Vuelvo apresuradamente a mi presente. Hoy, habiéndose sucedido casi veinte años de aquellos días, soy yo la que se inmiscuye en este guardapolvo de maestra. Me observo en el vidrio de la puerta del salón: mi imagen actual me asemeja a aquella señorita de mi recuerdo. Pero yo no quiero abrazar un pizarrón solo mío, no quiero olvidarme y ocultar a mis espaldas treinta jóvenes historias de otros saberes, de otras culturas, de otras riquezas… Quiero mirarlos a los ojos, librar mis manos de la esclavitud de la tiza, sentarnos en el suelo en una circunferencia perfecta y construir conceptos que estructuren nuestros futuros, llorar con una historia bella, una historia de alguien más que le permita a ese otro ser narrador y ser narrado, pero sobre todo aprender, aprender no sólo lectura y expresión, sino enseñarnos y asumir aquello que somos.
Comunicación lineal – Comunicación retroalimentaria
Me pregunto por qué aquella maestra habrá querido ser como ella era.

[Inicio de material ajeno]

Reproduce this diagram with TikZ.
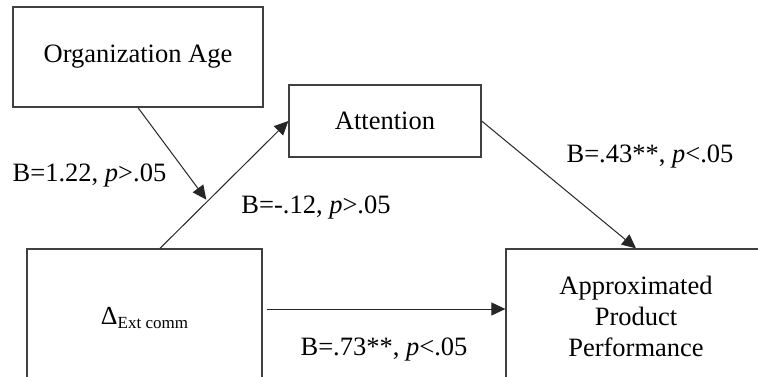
\documentclass[tikz,border=0pt]{standalone}
\usepackage{fontspec}
\setmainfont{Liberation Serif}
\usetikzlibrary{arrows.meta,calc}
\begin{document}
\begin{tikzpicture}[x=0.5pt,y=-0.5pt,
  box/.style={draw=black!75,line width=0.65pt,rectangle,inner sep=0pt,align=center,
    font=\fontsize{13.25}{15.5}\selectfont},
  lbl/.style={anchor=base,inner sep=0pt,font=\fontsize{13.25}{15.5}\selectfont},
  arr/.style={draw=black!85,line width=0.5pt,-{Triangle[length=7pt,width=6.5pt]}},
  ln/.style={draw=black!85,line width=0.5pt}]
\useasboundingbox (0,0) rectangle (758,376);
\clip (0,0) rectangle (758,376);
\fill[white] (0,0) rectangle (758,376);
\node[box,minimum width=125pt,minimum height=50pt] (org) at (138,57) {Organization Age};
\node[box,minimum width=96pt,minimum height=36pt] (att) at (385,121) {Attention};
\node[box,minimum width=117.5pt,minimum height=69pt] (delta) at (144.5,318)
  {{\fontsize{13}{14}\selectfont Δ}\raisebox{-0.4ex}{\fontsize{8.5}{9}\selectfont Ext comm}};
\node[box,minimum width=130pt,minimum height=67pt] (app) at (636,316)
  {Approximated\\Product\\Performance};
\coordinate (ds) at ($(delta.north)+(15.5,0)$);
\coordinate (mid) at ($(ds)!0.37!(att.west)$);
\draw[arr] (ds) -- (att.west);
\draw[arr,shorten >=1pt] (org.south) -- (mid);
\draw[arr] (att.east) -- (app.north);
\coordinate (hs) at ($(delta.east)+(4,-9)$);
\draw[arr] (hs) -- (hs -| app.west);
\node[lbl] (l1) at (89.5,181) {B=1.22, \textit{p}>.05};
\node[lbl] (l2) at (316,213) {B=-.12, \textit{p}>.05};
\node[lbl] (l3) at (650,162) {B=.43**, \textit{p}<.05};
\node[lbl] (l4) at (384,355) {B=.73**, \textit{p}<.05};
\end{tikzpicture}
\end{document}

Asumo que su amor por los niños era real, y que sus ideales eran autóctonos. Asumo, entonces, sus genuinas y buenas intenciones. En algún instante de su formación docente o personal habrá ocurrido algún suceso o una colección de hechos que marcaron sus sentimientos, su razonar y, por ende, sus acciones. Recuerdo haber comentado en el transcurso de mi formación algo al respecto, creo haber estudiado un texto vinculado a la temática. Lo recuerdo, es un capítulo de “la Nueva comunicación”, una recopilación de Yves Winlkin. Comprendo claramente. Mi docente creía que la comunicación era una función lineal, que ella debía hablarnos y nosotros escucharla, que ella era el saber y nosotros la ignorancia. Creía que nuestros espíritus frágiles sólo necesitaban ser moldeados por sus manos, conductoras de un saber elevado, de la magna verdad absoluta que tanto quitara el sueño a Kant, Hegel y Rorty. Mi maestra confiaba en su función homogeneizadora, en su rol autoritario y asimétrico que fomentaba la construcción de mi subjetividad desde una perspectiva del alumno-objeto de enseñanza. No deseo juzgarla por su supuesto “fracaso educativo”, ni por el nuestro, los que nos mirábamos los rostros sonrientes. De ningún modo la considero equivocada o capaz de ser excluida de nuestra historia escolar: sospecho que, aunque en apariencia inexacta, su existencia fue necesaria para construir la mía hoy, aún tan distantes ideológicamente la una de la otra. Creo que fue necesario que ella, en el afán de enseñarme, me olvidara (al igual que a mis compañeros) para poder hoy hacer partícipes a mis alumnos de este emocionante acto que es la educación, beneficiándonos todos aquellos que nos aunamos en pos de este proceso cognitivo, construyendo con él y a partir de él un mañana prospero y fecundo, que arrase con los errores del presente, que los reconozca y los acepte como parte de su historia, historia de una humanidad que crece, que decae y se eleva, que se construye día a día con cada uno de aquellos que nace, que vive, y que es llevado inocentemente a estas aulas, de las que elijo seguir siendo partícipe.
Alguien me toma del guardapolvo. Detengo mi reflexión: el reloj marca las ocho, debo asumir mi humilde responsabilidad.